A major change in this direction is the separation of the general education and linguistics major functions of the Intro course. Linguistics is traditionally conceived of as constituting a core of analysis and theory concerning the universal principles and instantiations in individual languages of phonology (sound structure), morphology (word structure), syntax (sentence structure) and semantics, and a range of potentially interdisciplinary and applied topics dealing with the actual language behavior by human beings: sociolinguistics (social constraints on and implications of language use), psycholinguistics (language processing, child language acquisition), neurolinguistics (representation of language in the brain), writing systems, etc.
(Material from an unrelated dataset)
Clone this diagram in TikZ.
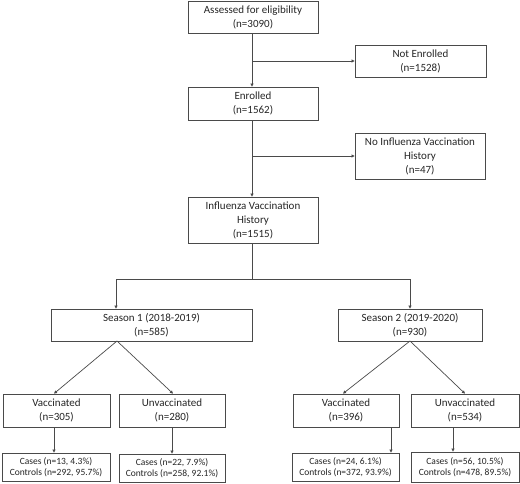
\documentclass[tikz,border=0pt]{standalone}
\usepackage{fontspec}
\setmainfont{Carlito}
\usetikzlibrary{arrows.meta}
\definecolor{edge}{HTML}{4A4A4A}
\definecolor{txt}{HTML}{262626}
\begin{document}
\begin{tikzpicture}[x=1pt,y=-1pt,
  box/.style={draw=edge, line width=0.8pt, fill=white, text=txt, align=center, inner sep=0pt,
    font=\fontsize{11}{14}\selectfont},
  small/.style={box, font=\fontsize{9.5}{10.5}\selectfont},
  conn/.style={draw=edge, line width=0.7pt},
  arr/.style={conn, -{Triangle[length=3pt,width=3pt]}}]
\useasboundingbox (0,0) rectangle (520,483);
\node[box, minimum width=130pt, minimum height=32pt] (assess) at (253,17) {Assessed for eligibility\\(n=3090)};
\node[box, minimum width=131pt, minimum height=32pt] (notenr) at (420.5,61) {Not Enrolled\\(n=1528)};
\node[box, minimum width=130pt, minimum height=33pt] (enr) at (253,103.5) {Enrolled\\(n=1562)};
\node[box, minimum width=130pt, minimum height=46pt] (noinf) at (420,156) {No Influenza Vaccination\\History\\(n=47)};
\node[box, minimum width=130pt, minimum height=46pt] (ivh) at (253,220) {Influenza Vaccination\\History\\(n=1515)};
\node[box, minimum width=201pt, minimum height=32pt] (s1) at (151.5,325) {Season 1 (2018-2019)\\(n=585)};
\node[box, minimum width=144pt, minimum height=32pt] (s2) at (410,325) {Season 2 (2019-2020)\\(n=930)};
\node[box, minimum width=107pt, minimum height=33pt] (v1) at (56.5,410.5) {Vaccinated\\(n=305)};
\node[box, minimum width=106pt, minimum height=33pt] (u1) at (172,410.5) {Unvaccinated\\(n=280)};
\node[box, minimum width=106pt, minimum height=33pt] (v2) at (346,410.5) {Vaccinated\\(n=396)};
\node[box, minimum width=108pt, minimum height=33pt] (u2) at (465,410.5) {Unvaccinated\\(n=534)};
\node[small, minimum width=108pt, minimum height=28pt] (c1) at (56,467) {Cases (n=13, 4.3\%)\\Controls (n=292, 95.7\%)};
\node[small, minimum width=106pt, minimum height=28pt] (c2) at (172,468) {Cases (n=22, 7.9\%)\\Controls (n=258, 92.1\%)};
\node[small, minimum width=107pt, minimum height=28pt] (c3) at (345.5,467) {Cases (n=24, 6.1\%)\\Controls (n=372, 93.9\%)};
\node[small, minimum width=108pt, minimum height=30pt] (c4) at (465,467) {Cases (n=56, 10.5\%)\\Controls (n=478, 89.5\%)};
% trunk
\coordinate (b1) at (252,61);
\coordinate (b2) at (252,156);
\coordinate (split) at (252,279);
\coordinate (sl) at (116,279);
\coordinate (sr) at (410,279);
\draw[arr] (assess.south -| b1) -- (enr.north -| b1);
\draw[arr] (b1) -- (notenr.west |- b1);
\draw[arr] (enr.south -| b2) -- (ivh.north -| b2);
\draw[arr] (b2) -- (noinf.west |- b2);
\draw[conn] (ivh.south -| split) -- (split);
\draw[arr] (split) -- (sl) -- (s1.north -| sl);
\draw[arr] (split) -- (sr) -- (s2.north -| sr);
% season branches
\coordinate (s1b) at (117,341);
\draw[arr] (s1b) -- (v1.north -| 54,0);
\draw[arr] (s1b) -- (u1.north -| 173,0);
\coordinate (s2b) at (410,341);
\draw[arr] (s2b) -- (v2.north -| 343,0);
\draw[arr] (s2b) -- (u2.north -| 465,0);
% to cases
\draw[arr] (v1.south -| 54,0) -- (c1.north -| 54,0);
\draw[arr] (u1.south -| 172,0) -- (c2.north -| 172,0);
\draw[arr] (v2.south -| 391,0) -- (c3.north -| 391,0);
\draw[arr] (u2.south -| 453,0) -- (c4.north -| 453,0);
\end{tikzpicture}
\end{document}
These latter topics tend to be of more interest to non-specialists than the analytical techniques and formal principles of core linguistics. This is entirely appropriate. The well-educated citizen doesn't necessarily need to know the difference between ergative and active-stative case- marking patterns, but will be well-served by learning something about how and why people react positively or negatively to particular dialect features, or knowing the typical stages which a child goes through in learning its native language. Many people are interested in questions of what languages are related to one another and where they come from, without necessarily needing to know in detail the scientific principles by which these questions are answered.

In the past we have tried to include in our Intro course both an introduction to analysis and theory and a survey of other topics. Two years ago we introduced a new course, LING 101 Introduction to Language, intended primarily for non-majors; this is intended to introduce students to many of the areas of real-world experience to which linguistics is relevant, with less emphasis on phonological, morphological, and syntactic analysis. As of AY 1999-2000 the 290 course, renamed "Introduction to Linguistic Analysis", will be aimed more at potential linguistics majors and other students of language studies. With most of the interdisciplinary and applied topics covered in 101, 290 can then concentrate on the basic concepts of linguistic analysis. This proposal outlines an initiative which will allow significant improvements in both of these aspects of our undergraduate curriculum.

The courses with which this proposal is particularly concerned are LING 101, Introduction to Language, LING 211, Languages of the World, and LING 290, Introduction to Linguistic Analysis. These include the foundations of both our general education and specialized major programs. The Web facilities which we propose to develop will eventually be used throughout the UG curriculum.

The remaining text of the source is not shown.